Member of the New York State Assembly from the 110th district
- Incumbent
- Assumed office January 1, 2013
- Preceded by: James N. Tedisco

Personal details
- Born: July 8, 1959 (age 67) New York City, New York, US
- Party: Democratic
- Other political affiliations: Independence; Working Families;
- Children: 2
- Alma mater: Harvard University, University of Pennsylvania School of Law
- Occupation: Attorney
- Website: Official website Campaign website

= Phil Steck =

American politician (born 1959)

Phillip G. Steck (born July 8, 1959) is a Democratic member of the New York State Assembly representing Assembly District 110, which comprises the eastern portions of Schenectady and northern portions of Albany County.

==Early life and career==
Steck is the son of Ernest, a high school athletic director, and Roselyn, a middle school teacher. He played varsity football and graduated the valedictorian of his class from The Albany Academy in 1977. He earned a degree in Government from Harvard University in 1981 and a law degree from the University of Pennsylvania Law School in 1984. In college, he interned on the staff of Congressman Ben Rosenthal.
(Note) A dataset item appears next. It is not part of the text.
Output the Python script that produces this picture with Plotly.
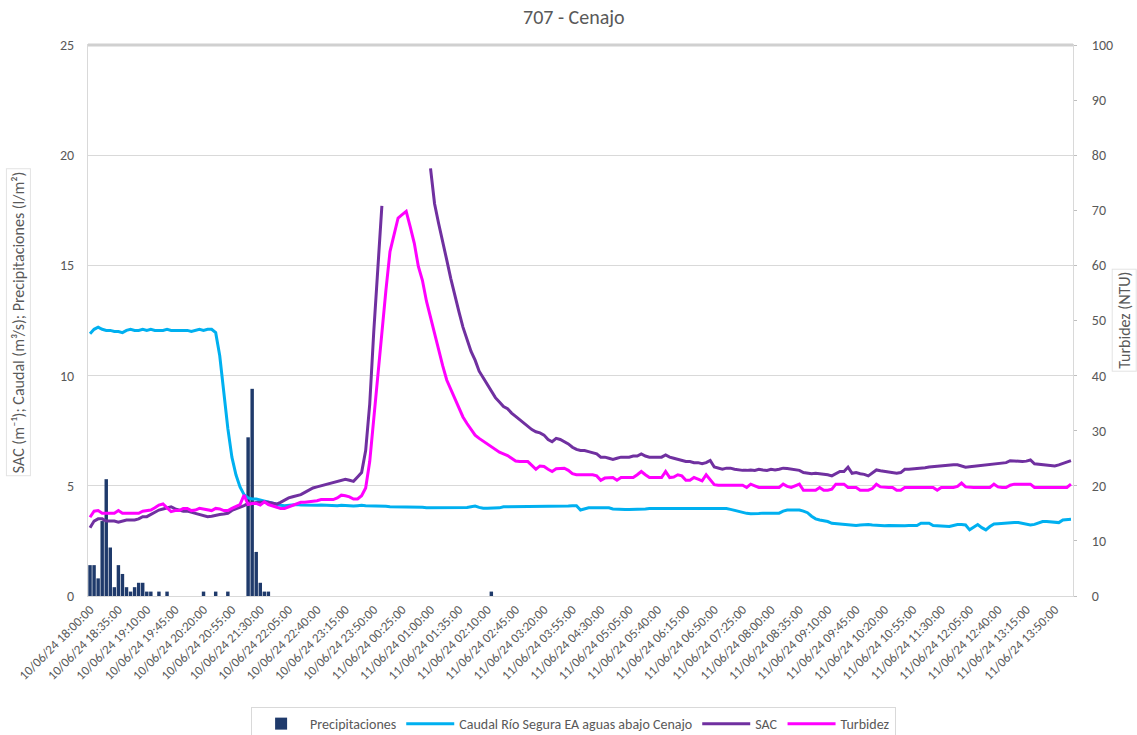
import pandas as pd
import plotly.graph_objects as go

# ---- categories (5-minute steps) ----
categories = [t.strftime("%d/%m/%y %H:%M:%S") for t in
              pd.date_range("2024-06-10 18:00:00", periods=243, freq="5min")]
tick_labels = categories[::7]

# ---- series values ----
precipitaciones = [
    1.4, 1.4, 0.8, 3.4, 5.3, 2.2, 0.4, 1.4, 1.0, 0.4,
    0.2, 0.4, 0.6, 0.6, 0.2, 0.2, 0, 0.2, 0, 0.2,
    0, 0, 0, 0, 0, 0, 0, 0, 0.2, 0,
    0, 0.2, 0, 0, 0.2, 0, 0, 0, 0, 7.2,
    9.4, 2.0, 0.6, 0.2, 0.2, 0, 0, 0, 0, 0,
    0, 0, 0, 0, 0, 0, 0, 0, 0, 0,
    0, 0, 0, 0, 0, 0, 0, 0, 0, 0,
    0, 0, 0, 0, 0, 0, 0, 0, 0, 0,
    0, 0, 0, 0, 0, 0, 0, 0, 0, 0,
    0, 0, 0, 0, 0, 0, 0, 0, 0, 0.2,
    0, 0, 0, 0, 0, 0, 0, 0, 0, 0,
    0, 0, 0, 0, 0, 0, 0, 0, 0, 0,
    0, 0, 0, 0, 0, 0, 0, 0, 0, 0,
    0, 0, 0, 0, 0, 0, 0, 0, 0, 0,
    0, 0, 0, 0, 0, 0, 0, 0, 0, 0,
    0, 0, 0, 0, 0, 0, 0, 0, 0, 0,
    0, 0, 0, 0, 0, 0, 0, 0, 0, 0,
    0, 0, 0, 0, 0, 0, 0, 0, 0, 0,
    0, 0, 0, 0, 0, 0, 0, 0, 0, 0,
    0, 0, 0, 0, 0, 0, 0, 0, 0, 0,
    0, 0, 0, 0, 0, 0, 0, 0, 0, 0,
    0, 0, 0, 0, 0, 0, 0, 0, 0, 0,
    0, 0, 0, 0, 0, 0, 0, 0, 0, 0,
    0, 0, 0, 0, 0, 0, 0, 0, 0, 0,
    0, 0, 0,
]

caudal = [
    11.9, 12.1, 12.2, 12.1, 12.05, 12.05, 12.0, 12.0, 11.95, 12.05,
    12.1, 12.05, 12.05, 12.1, 12.05, 12.1, 12.05, 12.05, 12.05, 12.1,
    12.05, 12.05, 12.05, 12.05, 12.05, 12.0, 12.05, 12.1, 12.05, 12.1,
    12.1, 11.95, 10.9, 9.3, 7.6, 6.3, 5.5, 4.95, 4.6, 4.45,
    4.4, 4.4, 4.35, 4.3, 4.25, 4.2, 4.15, 4.12, 4.1, 4.12,
    4.12, 4.15, 4.13, 4.12, 4.13, 4.12, 4.12, 4.13, 4.12, 4.1,
    4.1, 4.1, 4.12, 4.1, 4.1, 4.08, 4.1, 4.12, 4.1, 4.1,
    4.08, 4.1, 4.08, 4.07, 4.05, 4.05, 4.05, 4.05, 4.03, 4.03,
    4.03, 4.02, 4.03, 4.0, 4.0, 4.0, 4.02, 4.0, 4.0, 4.0,
    4.0, 4.0, 4.0, 4.02, 4.05, 4.08, 4.02, 3.98, 3.98, 3.98,
    3.98, 4.0, 4.05, 4.05, 4.05, 4.08, 4.05, 4.05, 4.05, 4.05,
    4.05, 4.05, 4.05, 4.08, 4.05, 4.05, 4.05, 4.08, 4.08, 4.1,
    4.1, 3.9, 3.95, 4.0, 4.0, 4.0, 4.0, 4.0, 4.0, 3.95,
    3.93, 3.93, 3.92, 3.93, 3.93, 3.92, 3.93, 3.95, 3.97, 3.97,
    3.97, 3.98, 3.97, 3.97, 3.98, 3.97, 3.97, 3.97, 3.95, 3.97,
    3.97, 3.97, 3.97, 3.98, 3.97, 3.97, 3.97, 3.97, 3.93, 3.88,
    3.83, 3.8, 3.75, 3.73, 3.72, 3.74, 3.76, 3.77, 3.77, 3.76,
    3.76, 3.85, 3.9, 3.9, 3.9, 3.9, 3.85, 3.78, 3.62, 3.5,
    3.45, 3.42, 3.38, 3.3, 3.28, 3.25, 3.24, 3.22, 3.22, 3.2,
    3.22, 3.24, 3.24, 3.22, 3.2, 3.19, 3.19, 3.2, 3.19, 3.19,
    3.19, 3.19, 3.2, 3.2, 3.2, 3.3, 3.3, 3.3, 3.2, 3.18,
    3.16, 3.15, 3.15, 3.2, 3.24, 3.24, 3.22, 3.0, 3.12, 3.24,
    3.1, 3.0, 3.15, 3.27, 3.28, 3.3, 3.3, 3.31, 3.33, 3.33,
    3.3, 3.26, 3.22, 3.25, 3.32, 3.38, 3.38, 3.36, 3.34, 3.33,
    3.45, 3.48, 3.48,
]

sac = [
    3.1, 3.4, 3.5, 3.5, 3.4, 3.4, 3.4, 3.35, 3.4, 3.45,
    3.45, 3.45, 3.5, 3.6, 3.6, 3.7, 3.8, 3.9, 3.95, 4.0,
    4.05, 3.95, 3.9, 3.85, 3.85, 3.8, 3.75, 3.7, 3.65, 3.6,
    3.62, 3.67, 3.7, 3.72, 3.75, 3.88, 3.95, 4.0, 4.1, 4.2,
    4.22, 4.25, 4.25, 4.27, 4.25, 4.2, 4.17, 4.25, 4.35, 4.45,
    4.5, 4.55, 4.6, 4.7, 4.8, 4.9, 4.95, 5.0, 5.05, 5.1,
    5.15, 5.2, 5.25, 5.3, 5.25, 5.2, 5.4, 5.6, 6.6, 8.7,
    12.0, 14.8, 17.7, None, None, None, None, None, None, None,
    None, None, None, None, 19.4, 17.8, 16.9, 16.0, 15.25, 14.4,
    13.6, 12.9, 12.2, 11.6, 11.1, 10.7, 10.2, 9.9, 9.6, 9.3,
    9.0, 8.8, 8.6, 8.5, 8.3, 8.15, 8.0, 7.85, 7.7, 7.55,
    7.45, 7.4, 7.3, 7.1, 7.0, 7.15, 7.1, 7.0, 6.9, 6.75,
    6.65, 6.6, 6.6, 6.55, 6.5, 6.45, 6.3, 6.3, 6.25, 6.2,
    6.25, 6.3, 6.3, 6.3, 6.35, 6.35, 6.45, 6.35, 6.3, 6.3,
    6.3, 6.3, 6.4, 6.3, 6.25, 6.2, 6.15, 6.1, 6.1, 6.05,
    6.05, 6.0, 6.05, 6.15, 5.85, 5.8, 5.75, 5.8, 5.8, 5.75,
    5.72, 5.7, 5.7, 5.72, 5.7, 5.75, 5.72, 5.7, 5.75, 5.72,
    5.75, 5.8, 5.78, 5.75, 5.72, 5.7, 5.6, 5.57, 5.55, 5.57,
    5.55, 5.55, 5.5, 5.45, 5.55, 5.65, 5.65, 5.85, 5.57, 5.6,
    5.55, 5.52, 5.45, 5.6, 5.72, 5.68, 5.65, 5.62, 5.6, 5.57,
    5.6, 5.75, 5.75, 5.76, 5.78, 5.8, 5.82, 5.85, 5.87, 5.88,
    5.9, 5.9, 5.92, 5.95, 5.95, 5.88, 5.84, 5.86, 5.88, 5.9,
    5.92, 5.95, 5.97, 6.0, 6.0, 6.02, 6.05, 6.14, 6.12, 6.1,
    6.1, 6.12, 6.17, 6.0, 5.98, 5.95, 5.94, 5.92, 5.9, 5.95,
    6.02, 6.08, 6.14,
]

turbidez = [
    14.3, 15.4, 15.5, 15.0, 15.0, 15.0, 15.0, 15.5, 15.0, 15.0,
    15.0, 15.0, 15.0, 15.4, 15.5, 15.6, 16.0, 16.5, 16.7, 16.0,
    15.3, 15.5, 15.5, 15.9, 15.9, 15.5, 15.6, 15.9, 15.8, 15.6,
    15.5, 15.9, 15.8, 15.5, 15.5, 15.9, 16.2, 16.6, 18.3, 16.6,
    16.8, 16.8, 16.5, 17.1, 16.6, 16.4, 16.2, 15.9, 15.9, 16.2,
    16.5, 16.8, 17.0, 17.0, 17.1, 17.1, 17.3, 17.5, 17.5, 17.5,
    17.5, 17.8, 18.3, 18.2, 18.0, 17.6, 17.6, 18.2, 19.6, 24.4,
    32.3, 40.0, 48.4, 55.5, 62.5, 65.5, 68.6, 69.2, 69.8, 67.0,
    64.0, 59.8, 57.3, 53.5, 50.5, 47.5, 44.5, 41.8, 39.2, 37.5,
    35.8, 34.2, 32.5, 31.3, 30.2, 29.2, 28.6, 28.1, 27.5, 27.0,
    26.5, 26.1, 25.8, 25.5, 25.0, 24.5, 24.4, 24.4, 24.4, 23.7,
    23.0, 23.6, 23.5, 23.0, 22.6, 23.1, 23.2, 23.2, 22.8, 22.2,
    22.0, 22.0, 22.0, 22.0, 22.0, 21.8, 21.0, 21.4, 21.5, 21.5,
    21.0, 21.5, 21.5, 21.5, 21.5, 22.0, 22.6, 22.0, 21.5, 21.5,
    21.5, 21.5, 22.6, 21.5, 21.6, 22.0, 21.8, 21.0, 21.0, 21.5,
    21.2, 20.9, 22.0, 21.0, 20.2, 20.1, 20.1, 20.1, 20.1, 20.1,
    20.1, 20.1, 19.7, 20.3, 20.0, 19.7, 19.7, 19.7, 19.7, 19.7,
    19.7, 20.3, 19.9, 19.7, 20.0, 20.3, 19.2, 19.2, 19.2, 19.2,
    19.7, 19.2, 19.2, 19.4, 20.3, 20.3, 20.3, 19.7, 19.7, 19.7,
    19.2, 19.2, 19.2, 19.5, 20.3, 19.8, 19.7, 19.7, 19.7, 19.2,
    19.2, 19.7, 19.7, 19.7, 19.7, 19.7, 19.7, 19.7, 19.7, 19.2,
    19.7, 19.7, 19.7, 19.7, 19.9, 20.5, 19.8, 19.7, 19.7, 19.7,
    19.7, 19.7, 19.7, 20.3, 19.8, 19.7, 19.7, 20.1, 20.3, 20.3,
    20.3, 20.3, 20.3, 19.7, 19.7, 19.7, 19.7, 19.7, 19.7, 19.7,
    19.7, 19.7, 20.3,
]

FONT = "Calibri, Carlito, 'Liberation Sans Narrow', 'Open Sans', sans-serif"
GREY = "#595959"
GRID = "#d9d9d9"

fig = go.Figure()
fig.add_trace(go.Bar(x=categories, y=precipitaciones, name="Precipitaciones",
                     marker=dict(color="#1F3A6B", line=dict(width=0)), yaxis="y"))
fig.add_trace(go.Scatter(x=categories, y=caudal, name="Caudal Río Segura EA aguas abajo Cenajo",
                         mode="lines", line=dict(color="#00B0F0", width=3), yaxis="y"))
fig.add_trace(go.Scatter(x=categories, y=sac, name="SAC", mode="lines",
                         line=dict(color="#7030A0", width=3), yaxis="y"))
fig.add_trace(go.Scatter(x=categories, y=turbidez, name="Turbidez", mode="lines",
                         line=dict(color="#FF00FF", width=3), yaxis="y2"))

fig.update_layout(
    width=1137, height=735,
    margin=dict(l=88, r=64, t=45, b=139, autoexpand=False),
    paper_bgcolor="white", plot_bgcolor="white",
    font=dict(family=FONT, color=GREY, size=14),
    bargap=0.15,
    showlegend=True,
    legend=dict(orientation="h", x=0.493, xanchor="center", y=-0.2015, yanchor="top",
                bordercolor=GRID, borderwidth=1, font=dict(size=14, color=GREY),
                itemwidth=48, traceorder="normal"),
    xaxis=dict(type="category", categoryorder="array", categoryarray=categories,
               range=[-0.5, len(categories) - 0.5], automargin=False,
               tickmode="array", tickvals=tick_labels, ticktext=tick_labels,
               tickangle=-45, tickfont=dict(size=13, color=GREY),
               showgrid=False, showline=True, linecolor=GRID, linewidth=1, mirror=True,
               ticks="", zeroline=False),
    yaxis=dict(range=[0, 25], dtick=5, showgrid=True, gridcolor=GRID, gridwidth=1,
               showline=True, linecolor=GRID, zeroline=False, automargin=False,
               tickfont=dict(size=14, color=GREY), ticks="", ticklabelstandoff=10),
    yaxis2=dict(range=[0, 100], dtick=10, overlaying="y", side="right",
                showgrid=False, showline=True, linecolor=GRID, zeroline=False,
                automargin=False,
                ticks="outside", ticklen=3, tickcolor="#bfbfbf",
                tickfont=dict(size=14, color=GREY), ticklabelstandoff=12),
)

# top border of plot area (thicker grey band)
fig.add_shape(type="line", xref="paper", yref="paper", x0=0, x1=1, y0=1, y1=1,
              line=dict(color="#d0d0d0", width=3))

# chart title
fig.add_annotation(text="707 - Cenajo", xref="paper", yref="paper", x=0.493, xanchor="center",
                   y=1.05, yanchor="middle", showarrow=False,
                   font=dict(size=20, color=GREY, family=FONT))

# axis titles as boxed annotations
fig.add_annotation(text="SAC (m⁻¹); Caudal (m³/s); Precipitaciones (l/m²)",
                   xref="paper", yref="paper", x=-0.071, xanchor="center", y=0.497, textangle=-90,
                   showarrow=False, font=dict(size=16, color=GREY, family=FONT),
                   bgcolor="white", bordercolor="#e3e3e3", borderwidth=1, borderpad=2)
fig.add_annotation(text="Turbidez (NTU)", xref="paper", yref="paper", x=1.052, xanchor="center",
                   y=0.5, textangle=-90, showarrow=False,
                   font=dict(size=16, color=GREY, family=FONT),
                   bgcolor="white", bordercolor="#e3e3e3", borderwidth=1, borderpad=2)

# remove the default 8 px page margin so the figure fills the window exactly
fig.write_html("out.html", config={"displayModeBar": False},
               post_script="document.body.style.margin='0px';document.body.style.overflow='hidden';")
For several years after college, he worked as an assistant district attorney in New York and Rensselaer Counties. He then entered private practice for the Capital District law firm of Cooper Erving & Savage where he has worked ever since.

==Political career==

Steck's political career began in 1999 when he was elected to the Albany County Legislature; he served three terms there.

In 2008, he ran for Congress in New York's 21st congressional district, but lost in the Democratic primary.

In 2012, Steck won a seat in the New York State Assembly.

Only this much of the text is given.